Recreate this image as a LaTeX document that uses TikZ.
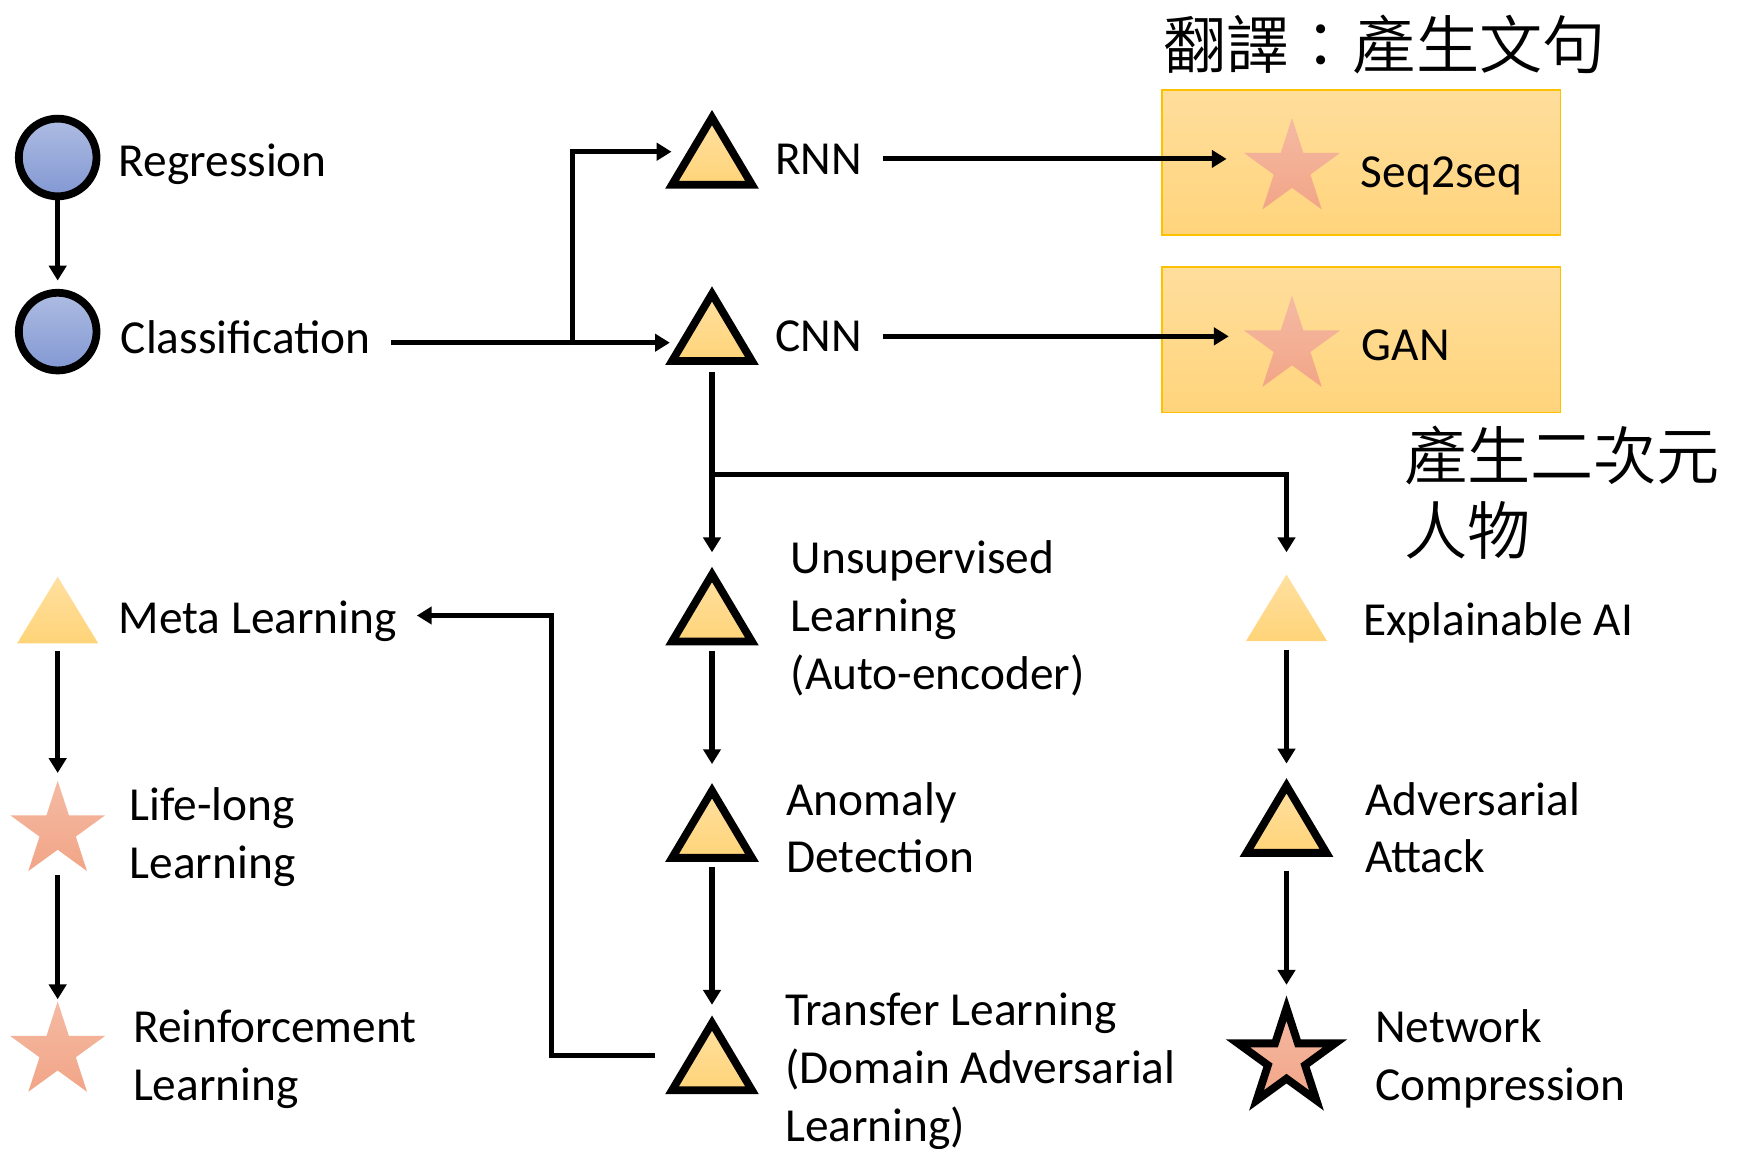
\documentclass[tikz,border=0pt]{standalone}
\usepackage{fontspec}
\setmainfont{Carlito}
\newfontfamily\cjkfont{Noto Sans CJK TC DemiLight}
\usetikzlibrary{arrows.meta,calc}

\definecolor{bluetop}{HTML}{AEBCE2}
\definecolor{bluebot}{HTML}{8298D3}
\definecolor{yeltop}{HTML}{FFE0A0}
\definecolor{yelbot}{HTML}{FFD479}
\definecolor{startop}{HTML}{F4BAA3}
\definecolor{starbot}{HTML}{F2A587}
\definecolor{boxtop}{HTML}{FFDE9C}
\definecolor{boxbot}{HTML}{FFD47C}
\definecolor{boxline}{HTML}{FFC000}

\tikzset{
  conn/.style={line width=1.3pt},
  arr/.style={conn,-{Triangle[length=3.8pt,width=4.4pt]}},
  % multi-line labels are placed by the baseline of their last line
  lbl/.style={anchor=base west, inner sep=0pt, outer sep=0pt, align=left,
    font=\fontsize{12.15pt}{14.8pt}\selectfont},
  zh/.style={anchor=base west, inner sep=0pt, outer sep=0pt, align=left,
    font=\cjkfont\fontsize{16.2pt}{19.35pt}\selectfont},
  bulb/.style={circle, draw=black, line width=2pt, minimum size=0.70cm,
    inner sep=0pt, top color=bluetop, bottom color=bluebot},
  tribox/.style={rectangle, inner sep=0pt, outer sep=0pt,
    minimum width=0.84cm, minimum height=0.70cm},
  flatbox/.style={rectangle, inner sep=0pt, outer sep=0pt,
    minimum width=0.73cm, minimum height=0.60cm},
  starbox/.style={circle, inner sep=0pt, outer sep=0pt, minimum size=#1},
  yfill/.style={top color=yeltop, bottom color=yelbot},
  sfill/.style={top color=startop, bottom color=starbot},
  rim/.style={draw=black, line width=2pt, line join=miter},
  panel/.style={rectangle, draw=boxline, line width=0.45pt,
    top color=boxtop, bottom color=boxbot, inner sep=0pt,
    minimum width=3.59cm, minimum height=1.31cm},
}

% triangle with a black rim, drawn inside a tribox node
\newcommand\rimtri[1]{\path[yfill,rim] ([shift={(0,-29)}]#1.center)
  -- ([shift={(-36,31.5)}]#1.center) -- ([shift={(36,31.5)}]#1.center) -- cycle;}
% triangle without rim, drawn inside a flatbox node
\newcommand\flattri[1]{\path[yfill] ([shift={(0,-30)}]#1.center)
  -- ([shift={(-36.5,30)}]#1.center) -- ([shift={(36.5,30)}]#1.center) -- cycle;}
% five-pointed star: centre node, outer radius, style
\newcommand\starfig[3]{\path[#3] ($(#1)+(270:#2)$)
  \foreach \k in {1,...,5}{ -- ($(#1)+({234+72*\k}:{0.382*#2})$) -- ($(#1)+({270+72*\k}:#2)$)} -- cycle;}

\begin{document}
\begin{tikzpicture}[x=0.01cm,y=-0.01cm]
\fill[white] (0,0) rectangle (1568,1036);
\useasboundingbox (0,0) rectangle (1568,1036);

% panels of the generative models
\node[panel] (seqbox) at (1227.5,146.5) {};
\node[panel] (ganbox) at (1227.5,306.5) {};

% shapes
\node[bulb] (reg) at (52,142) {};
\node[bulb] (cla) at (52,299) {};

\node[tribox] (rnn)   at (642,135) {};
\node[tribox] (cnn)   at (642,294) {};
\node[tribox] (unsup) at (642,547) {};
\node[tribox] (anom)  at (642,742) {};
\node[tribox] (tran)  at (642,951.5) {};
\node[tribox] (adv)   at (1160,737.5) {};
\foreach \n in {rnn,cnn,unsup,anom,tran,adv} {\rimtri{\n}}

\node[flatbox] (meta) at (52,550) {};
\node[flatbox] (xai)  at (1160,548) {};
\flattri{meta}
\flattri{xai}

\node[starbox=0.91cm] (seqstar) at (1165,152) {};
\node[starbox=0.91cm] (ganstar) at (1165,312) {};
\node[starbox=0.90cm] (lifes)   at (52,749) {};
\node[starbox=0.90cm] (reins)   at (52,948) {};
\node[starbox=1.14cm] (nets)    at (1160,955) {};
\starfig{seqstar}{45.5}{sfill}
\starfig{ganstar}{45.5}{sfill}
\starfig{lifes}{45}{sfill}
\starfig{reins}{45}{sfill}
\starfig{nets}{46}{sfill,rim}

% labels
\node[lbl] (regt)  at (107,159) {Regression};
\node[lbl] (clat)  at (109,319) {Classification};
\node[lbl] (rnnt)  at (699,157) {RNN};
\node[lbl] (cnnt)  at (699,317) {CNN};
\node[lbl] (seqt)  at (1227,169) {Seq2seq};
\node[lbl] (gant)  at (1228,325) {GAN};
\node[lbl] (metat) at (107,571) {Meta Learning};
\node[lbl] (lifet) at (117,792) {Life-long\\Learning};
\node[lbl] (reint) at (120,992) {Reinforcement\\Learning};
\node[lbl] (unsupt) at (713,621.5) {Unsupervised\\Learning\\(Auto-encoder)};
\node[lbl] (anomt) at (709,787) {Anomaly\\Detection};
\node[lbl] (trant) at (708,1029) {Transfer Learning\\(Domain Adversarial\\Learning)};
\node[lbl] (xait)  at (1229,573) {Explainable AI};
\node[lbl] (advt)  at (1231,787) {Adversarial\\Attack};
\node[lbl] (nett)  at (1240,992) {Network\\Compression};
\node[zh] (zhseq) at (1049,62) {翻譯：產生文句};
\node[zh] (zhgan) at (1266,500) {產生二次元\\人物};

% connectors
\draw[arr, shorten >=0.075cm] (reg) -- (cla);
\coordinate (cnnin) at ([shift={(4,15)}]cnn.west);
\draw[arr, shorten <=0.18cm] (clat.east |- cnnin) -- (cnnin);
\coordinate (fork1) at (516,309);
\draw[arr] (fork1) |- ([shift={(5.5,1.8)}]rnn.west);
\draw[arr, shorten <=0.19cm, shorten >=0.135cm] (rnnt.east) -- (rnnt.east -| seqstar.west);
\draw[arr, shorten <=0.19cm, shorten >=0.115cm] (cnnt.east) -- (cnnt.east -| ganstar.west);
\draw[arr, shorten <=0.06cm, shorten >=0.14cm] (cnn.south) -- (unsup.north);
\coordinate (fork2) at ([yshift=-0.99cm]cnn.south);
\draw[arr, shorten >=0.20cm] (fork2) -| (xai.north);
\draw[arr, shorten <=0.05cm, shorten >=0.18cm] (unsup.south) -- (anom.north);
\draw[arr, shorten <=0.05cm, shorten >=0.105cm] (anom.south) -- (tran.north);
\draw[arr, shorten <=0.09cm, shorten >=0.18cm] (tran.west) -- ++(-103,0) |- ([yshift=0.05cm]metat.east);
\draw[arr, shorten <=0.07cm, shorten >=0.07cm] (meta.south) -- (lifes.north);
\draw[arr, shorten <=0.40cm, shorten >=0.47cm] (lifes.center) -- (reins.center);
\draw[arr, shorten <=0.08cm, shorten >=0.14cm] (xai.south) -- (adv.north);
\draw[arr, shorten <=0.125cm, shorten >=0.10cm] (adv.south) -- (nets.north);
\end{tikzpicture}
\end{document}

--

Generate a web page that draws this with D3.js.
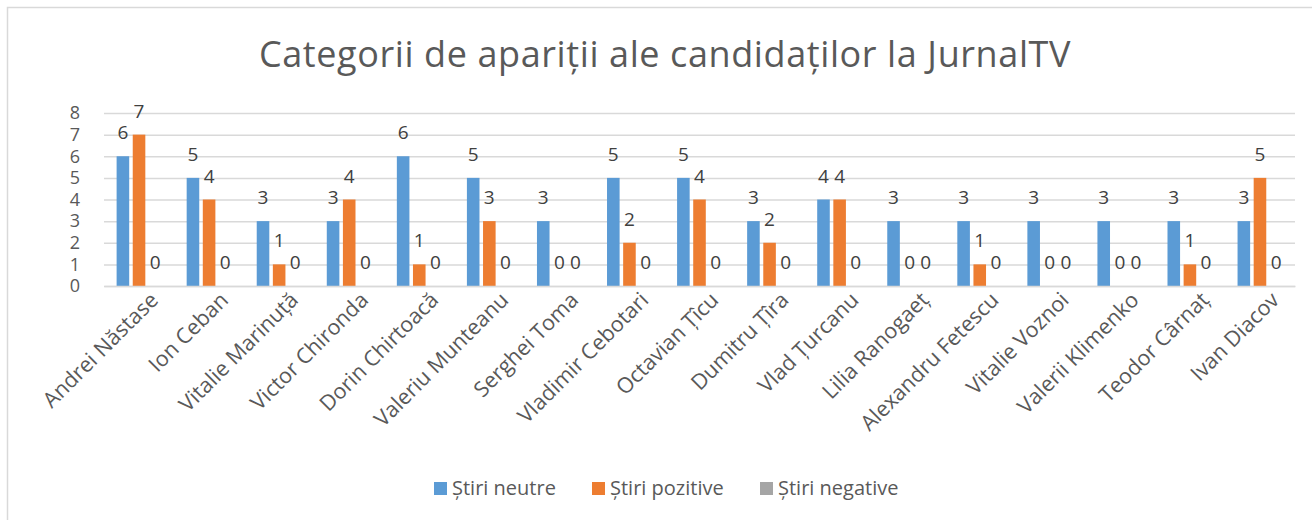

---

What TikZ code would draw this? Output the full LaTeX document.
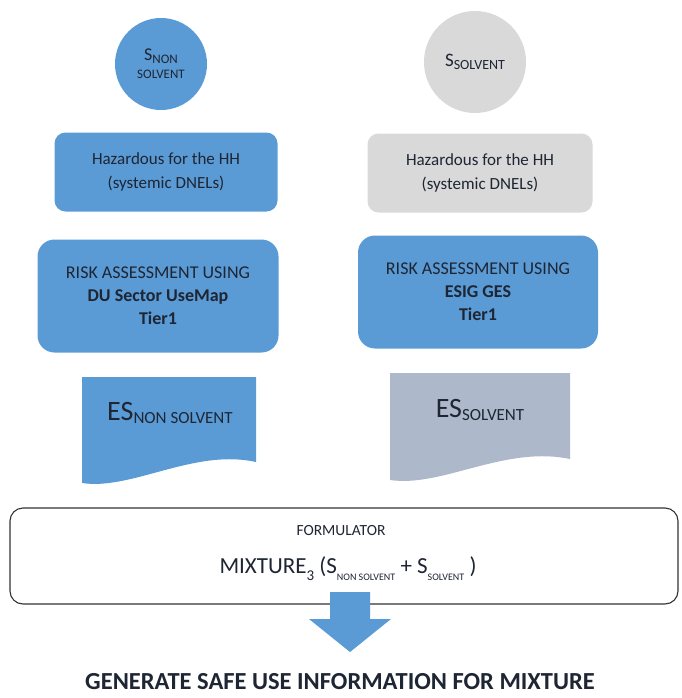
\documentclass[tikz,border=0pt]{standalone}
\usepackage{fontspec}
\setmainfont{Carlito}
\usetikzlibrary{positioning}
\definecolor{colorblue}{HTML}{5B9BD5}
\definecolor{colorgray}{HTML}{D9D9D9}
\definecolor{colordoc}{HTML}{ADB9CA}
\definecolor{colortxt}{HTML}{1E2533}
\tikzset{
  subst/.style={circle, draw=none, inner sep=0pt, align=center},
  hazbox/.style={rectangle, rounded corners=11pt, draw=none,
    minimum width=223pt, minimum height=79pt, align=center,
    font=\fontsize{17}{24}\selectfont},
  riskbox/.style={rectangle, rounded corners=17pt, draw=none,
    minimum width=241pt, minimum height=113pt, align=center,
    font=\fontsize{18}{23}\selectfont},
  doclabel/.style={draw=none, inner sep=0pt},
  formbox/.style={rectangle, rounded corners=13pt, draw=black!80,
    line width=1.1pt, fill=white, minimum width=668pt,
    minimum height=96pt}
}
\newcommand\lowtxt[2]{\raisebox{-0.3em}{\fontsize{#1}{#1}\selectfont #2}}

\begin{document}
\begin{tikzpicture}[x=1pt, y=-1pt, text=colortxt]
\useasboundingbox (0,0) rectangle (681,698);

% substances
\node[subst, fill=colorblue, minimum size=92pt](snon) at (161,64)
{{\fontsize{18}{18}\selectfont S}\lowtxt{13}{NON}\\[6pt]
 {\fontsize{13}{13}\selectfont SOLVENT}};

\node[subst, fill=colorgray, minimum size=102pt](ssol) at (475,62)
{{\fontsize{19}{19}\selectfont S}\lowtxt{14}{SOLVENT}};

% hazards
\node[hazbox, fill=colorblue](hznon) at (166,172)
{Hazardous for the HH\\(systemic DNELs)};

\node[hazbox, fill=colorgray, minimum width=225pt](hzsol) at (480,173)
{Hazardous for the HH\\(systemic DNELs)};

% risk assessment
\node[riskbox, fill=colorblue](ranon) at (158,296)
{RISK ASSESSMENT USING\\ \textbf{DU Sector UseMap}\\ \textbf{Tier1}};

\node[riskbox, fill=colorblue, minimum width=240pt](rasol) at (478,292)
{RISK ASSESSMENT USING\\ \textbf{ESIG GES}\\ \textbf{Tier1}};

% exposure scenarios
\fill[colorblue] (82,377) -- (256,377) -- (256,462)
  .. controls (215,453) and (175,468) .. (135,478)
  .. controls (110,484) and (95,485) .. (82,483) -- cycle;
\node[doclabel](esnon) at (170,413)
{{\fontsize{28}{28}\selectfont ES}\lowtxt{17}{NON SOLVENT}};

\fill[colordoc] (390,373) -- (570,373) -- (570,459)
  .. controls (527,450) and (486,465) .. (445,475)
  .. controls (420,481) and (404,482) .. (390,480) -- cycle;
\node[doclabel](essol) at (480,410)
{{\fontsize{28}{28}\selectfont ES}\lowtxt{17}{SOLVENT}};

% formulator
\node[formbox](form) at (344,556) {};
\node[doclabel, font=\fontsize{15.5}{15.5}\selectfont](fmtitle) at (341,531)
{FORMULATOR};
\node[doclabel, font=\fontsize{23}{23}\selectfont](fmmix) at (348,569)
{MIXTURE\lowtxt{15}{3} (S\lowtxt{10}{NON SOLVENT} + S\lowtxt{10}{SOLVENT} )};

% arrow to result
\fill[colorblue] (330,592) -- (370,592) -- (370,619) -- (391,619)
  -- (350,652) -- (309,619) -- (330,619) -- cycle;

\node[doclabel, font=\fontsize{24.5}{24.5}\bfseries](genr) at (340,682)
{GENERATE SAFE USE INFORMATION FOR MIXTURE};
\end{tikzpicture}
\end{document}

- Direction -
From the entries, report each line that includes the word "LaTeX".

- Reply -
Recreate this image as a LaTeX document that uses TikZ.
What TikZ code would draw this? Output the full LaTeX document.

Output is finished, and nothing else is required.